Using the word “opera” to describe Der Ring is very wrong. I find that I’m in desperate need of a better term. There’re no recitatives, arias or quintets, nothing to distract from the powerful and seemingly infinite flow of music. These operas embody Wagner’s concept of a “musical drama,” built on the equality of music and words, singers and orchestra. This monumental torrent of sounds is regulated with mathematical precision. For the most part, the score consists of leitmotifs – melodies or musical phrases associated with certain characters or objects, intertwining and sometimes colliding to echo the meaning of the words being sung. The complex system functions without a glitch. No matter the mood or the main idea, if the poetry mentions the Rhein, the music follows, creating natural supertitles, a second layer of meaning, that can easily be comprehended by remembering a sort of a basic alphabet of tunes or melodische Momente (Melodic moments) associated with the principal characters, objects and emotions.
All through the 26 years it took the composer to create the chef d’oeuvre, his view of the final outcome was constantly changing.
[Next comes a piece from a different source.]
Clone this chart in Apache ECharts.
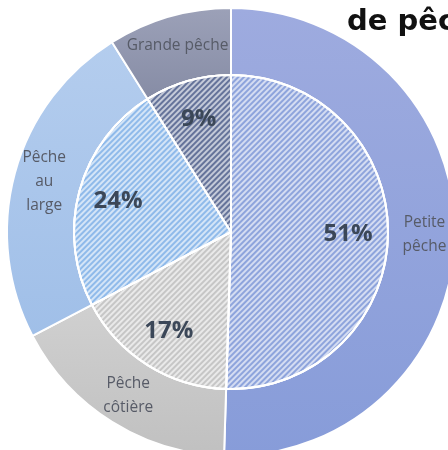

Initially, the epic was intended as a rather simple narrative of the life and actions of a naïve and fearless hero, Siegfried, the person held responsible for the impressive apocalypse – Gotterdämmerung (literally – the twilight of gods) that concludes the cycle.
What started as a depiction of an almost romantic fight of an individual against inescapable fate gradually became a complicated philosophical reflection. It’s an expression of the composer’s disappointment with the world. With its vices, crimes and sins, the human kind will never be able eradicate, however tempting a virtuous life might seem. The imaginary reality of Der Ring serves as a distorting mirror of the world we inhabit. It reflects human qualities and desires, inflating them to grotesque proportions beyond recognition, elevating the most common sentiments and aspirations to the level of an obsession. Alberich renounces love for the sake of possessing the ring. His actions are the epitome of greed proper, a manic fixation on a tempting object. Evidently, the only possible solution for such a fundamentally flawed structure is to collapse into non-existence.
The story that started in bright hues, both musically and emotionally, gets all the more tragic as the end draws nearer and the acts become longer. Siegfried, joyful and innocent in Siegfried, turns into a hero by the end Gotterdämmerung. The fate of the world is concentrated in his hands. Torn between dissonant feelings, he commits the ultimate sin. He forgets, having accidentally drunk the potion of oblivion. It’s not understanding and not remembering lessons of the past that essentially provokes the ignominious end. Siegfried perishes innocently, but his death doesn’t change anything. A dystopian end… Valhalla falls to the Earth, everything dies under its debris.
Only Rhine and its gold are left. Back to the very beginning. Back to the light and the sun. And the leitmotif of the Rhein is a sign of a new world and a new hope.